WRITTEN INSTRUCTION: Of all the lines in the records, how many hold the word "that"? Answer with the number only.

THE INPUT:
■ ■ ■ ■ ■ ■ ■
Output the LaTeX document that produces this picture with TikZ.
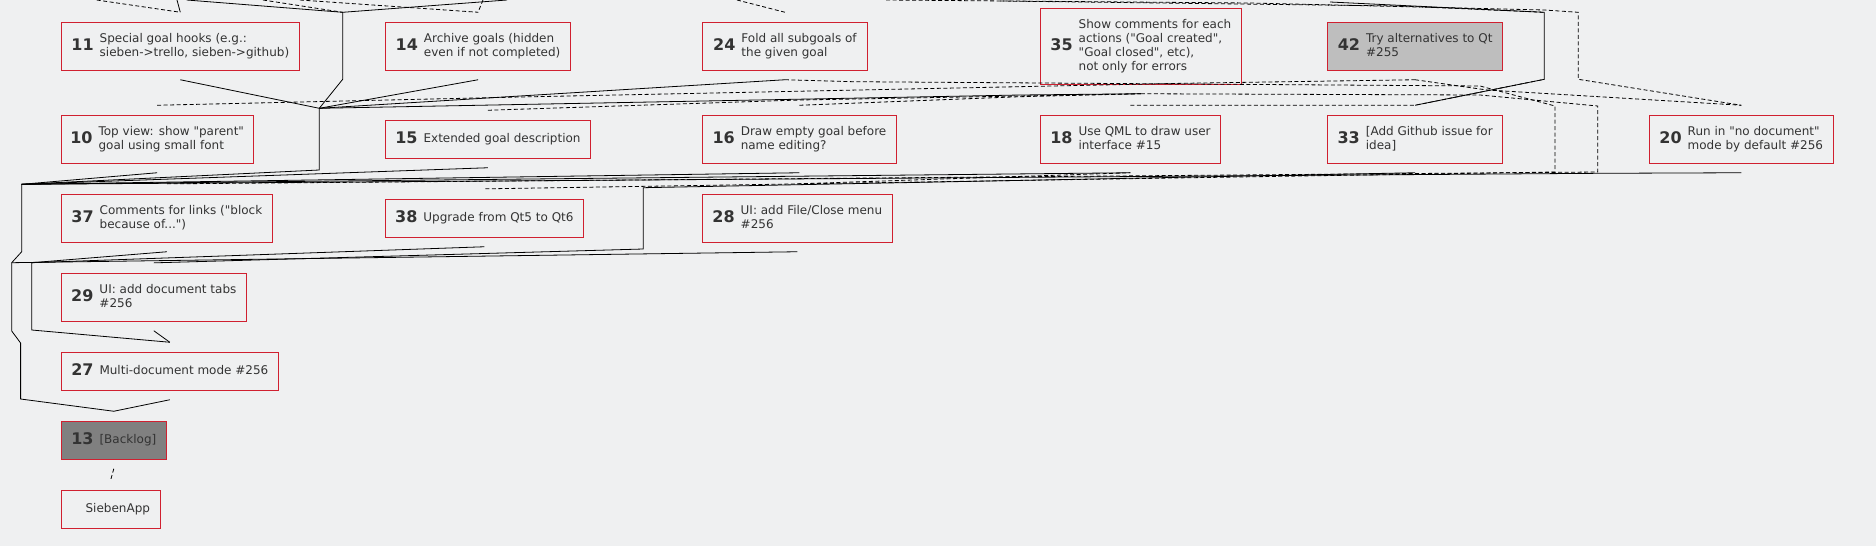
■ ■ ■ ■ ■ ■ ■
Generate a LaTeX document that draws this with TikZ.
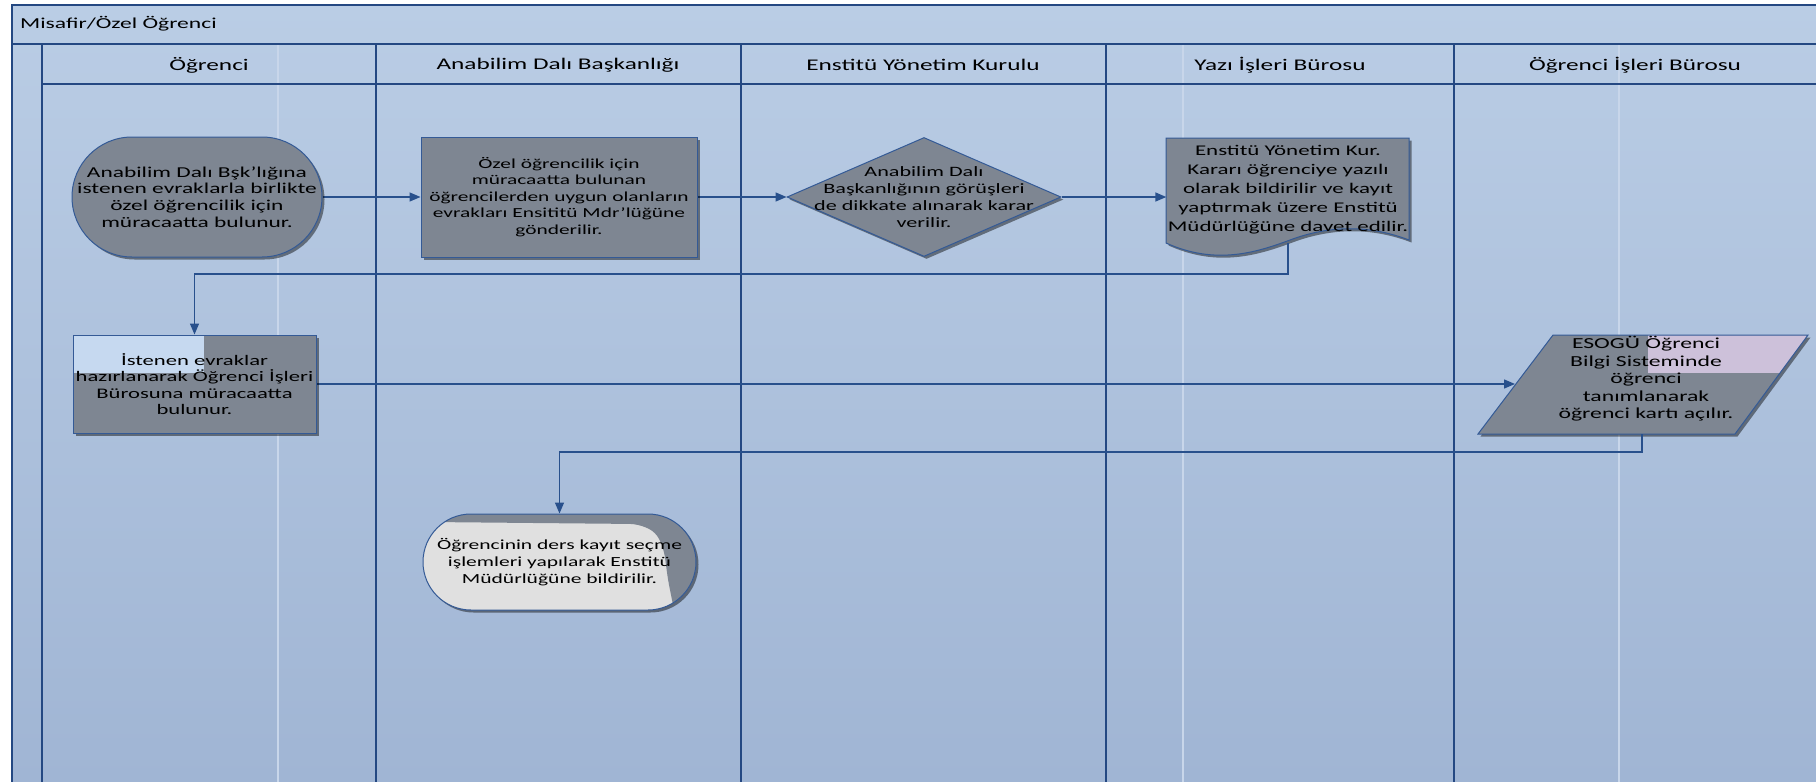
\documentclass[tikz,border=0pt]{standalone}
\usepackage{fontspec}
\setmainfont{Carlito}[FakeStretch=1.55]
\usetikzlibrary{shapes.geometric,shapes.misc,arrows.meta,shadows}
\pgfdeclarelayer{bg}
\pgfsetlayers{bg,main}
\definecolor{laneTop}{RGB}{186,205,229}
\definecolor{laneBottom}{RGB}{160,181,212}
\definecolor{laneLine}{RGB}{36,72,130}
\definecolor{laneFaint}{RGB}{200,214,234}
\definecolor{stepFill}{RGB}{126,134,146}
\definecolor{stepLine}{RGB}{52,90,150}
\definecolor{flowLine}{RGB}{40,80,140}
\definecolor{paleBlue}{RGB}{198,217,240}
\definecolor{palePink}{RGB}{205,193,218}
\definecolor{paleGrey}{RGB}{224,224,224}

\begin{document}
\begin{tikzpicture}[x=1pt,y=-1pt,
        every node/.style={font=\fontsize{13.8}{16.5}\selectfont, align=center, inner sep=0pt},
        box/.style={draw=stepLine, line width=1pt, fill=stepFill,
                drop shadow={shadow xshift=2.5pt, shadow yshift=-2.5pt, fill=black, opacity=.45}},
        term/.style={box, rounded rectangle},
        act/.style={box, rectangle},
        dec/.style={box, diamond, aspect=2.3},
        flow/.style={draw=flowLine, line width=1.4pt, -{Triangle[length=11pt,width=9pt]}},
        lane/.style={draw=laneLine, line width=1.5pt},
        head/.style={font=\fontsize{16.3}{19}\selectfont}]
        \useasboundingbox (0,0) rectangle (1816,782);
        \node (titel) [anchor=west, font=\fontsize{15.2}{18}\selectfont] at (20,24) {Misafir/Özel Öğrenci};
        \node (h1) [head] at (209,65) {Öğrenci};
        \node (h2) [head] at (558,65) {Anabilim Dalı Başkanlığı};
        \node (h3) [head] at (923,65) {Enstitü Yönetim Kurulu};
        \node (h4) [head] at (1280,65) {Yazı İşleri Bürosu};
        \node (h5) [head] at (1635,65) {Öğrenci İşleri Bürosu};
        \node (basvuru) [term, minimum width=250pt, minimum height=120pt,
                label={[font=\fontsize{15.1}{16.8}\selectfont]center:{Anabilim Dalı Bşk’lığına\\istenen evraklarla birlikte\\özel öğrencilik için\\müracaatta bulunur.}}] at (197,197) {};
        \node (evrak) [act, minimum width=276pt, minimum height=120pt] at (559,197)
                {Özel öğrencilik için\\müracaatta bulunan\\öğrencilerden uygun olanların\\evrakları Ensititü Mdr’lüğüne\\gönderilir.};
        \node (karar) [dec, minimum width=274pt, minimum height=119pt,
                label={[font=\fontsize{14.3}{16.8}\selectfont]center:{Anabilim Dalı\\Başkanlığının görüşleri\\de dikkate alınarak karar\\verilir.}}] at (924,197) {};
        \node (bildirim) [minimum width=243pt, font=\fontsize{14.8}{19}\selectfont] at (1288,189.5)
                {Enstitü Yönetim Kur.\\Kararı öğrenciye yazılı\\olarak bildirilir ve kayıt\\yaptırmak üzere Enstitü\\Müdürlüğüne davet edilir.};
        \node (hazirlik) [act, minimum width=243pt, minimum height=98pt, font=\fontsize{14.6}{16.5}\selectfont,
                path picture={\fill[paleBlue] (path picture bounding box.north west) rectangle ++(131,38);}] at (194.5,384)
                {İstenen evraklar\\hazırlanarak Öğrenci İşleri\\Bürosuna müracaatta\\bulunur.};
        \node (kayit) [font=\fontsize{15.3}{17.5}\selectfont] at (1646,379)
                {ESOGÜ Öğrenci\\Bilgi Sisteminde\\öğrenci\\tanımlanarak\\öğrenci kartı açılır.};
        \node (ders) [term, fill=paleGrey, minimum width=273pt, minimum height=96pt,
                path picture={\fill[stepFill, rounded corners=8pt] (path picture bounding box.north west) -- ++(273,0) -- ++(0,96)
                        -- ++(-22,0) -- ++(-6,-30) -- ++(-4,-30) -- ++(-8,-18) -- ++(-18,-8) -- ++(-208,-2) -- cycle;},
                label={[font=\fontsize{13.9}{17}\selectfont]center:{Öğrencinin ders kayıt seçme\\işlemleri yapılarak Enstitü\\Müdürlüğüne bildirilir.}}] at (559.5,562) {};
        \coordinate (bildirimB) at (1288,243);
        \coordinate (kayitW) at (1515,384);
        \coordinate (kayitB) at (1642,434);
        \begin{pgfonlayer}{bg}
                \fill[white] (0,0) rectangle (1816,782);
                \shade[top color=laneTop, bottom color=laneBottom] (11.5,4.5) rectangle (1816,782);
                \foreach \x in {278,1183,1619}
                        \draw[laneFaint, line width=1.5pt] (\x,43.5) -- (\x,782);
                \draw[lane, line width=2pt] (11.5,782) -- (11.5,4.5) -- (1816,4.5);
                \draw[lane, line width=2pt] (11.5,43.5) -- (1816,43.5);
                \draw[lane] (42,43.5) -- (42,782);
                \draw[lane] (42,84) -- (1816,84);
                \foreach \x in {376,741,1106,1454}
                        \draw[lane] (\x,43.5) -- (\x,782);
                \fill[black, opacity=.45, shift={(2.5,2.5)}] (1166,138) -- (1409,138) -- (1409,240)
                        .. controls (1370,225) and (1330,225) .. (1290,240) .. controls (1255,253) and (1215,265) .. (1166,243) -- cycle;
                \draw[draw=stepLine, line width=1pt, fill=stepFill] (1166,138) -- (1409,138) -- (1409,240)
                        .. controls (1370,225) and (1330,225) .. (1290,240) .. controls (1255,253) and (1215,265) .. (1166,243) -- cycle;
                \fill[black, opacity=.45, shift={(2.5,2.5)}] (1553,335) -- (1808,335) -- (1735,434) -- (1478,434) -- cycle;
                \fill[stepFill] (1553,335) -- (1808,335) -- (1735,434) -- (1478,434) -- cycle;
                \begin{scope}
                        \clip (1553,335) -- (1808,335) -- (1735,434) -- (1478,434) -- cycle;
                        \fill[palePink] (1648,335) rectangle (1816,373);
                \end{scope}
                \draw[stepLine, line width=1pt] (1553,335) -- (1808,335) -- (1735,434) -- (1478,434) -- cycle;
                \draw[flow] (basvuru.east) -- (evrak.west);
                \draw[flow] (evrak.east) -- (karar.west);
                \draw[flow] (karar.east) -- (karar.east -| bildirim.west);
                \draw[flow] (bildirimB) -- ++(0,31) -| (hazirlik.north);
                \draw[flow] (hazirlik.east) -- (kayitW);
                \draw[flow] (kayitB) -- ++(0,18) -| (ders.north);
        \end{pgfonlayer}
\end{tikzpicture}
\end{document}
■ ■ ■ ■ ■ ■ ■
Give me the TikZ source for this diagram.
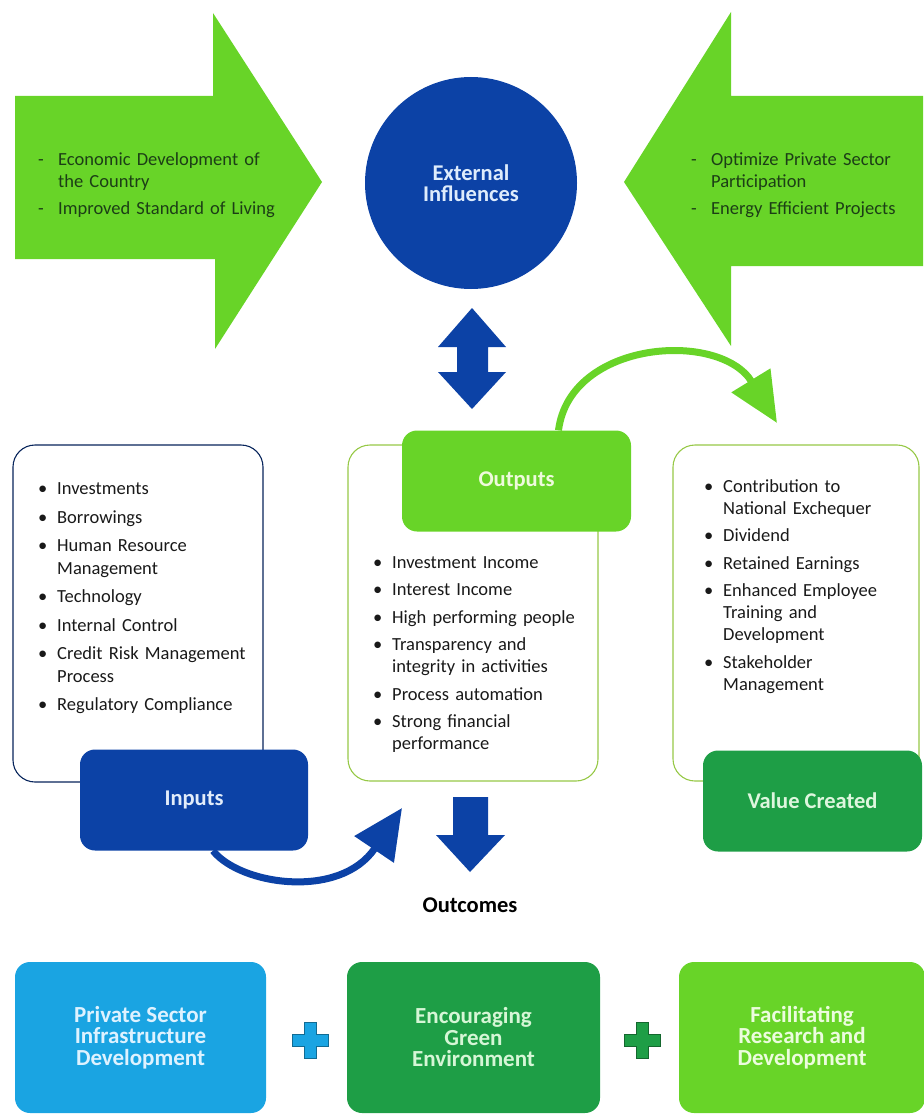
■ ■ ■ ■ ■ ■ ■
OUTPUT BELOW: 2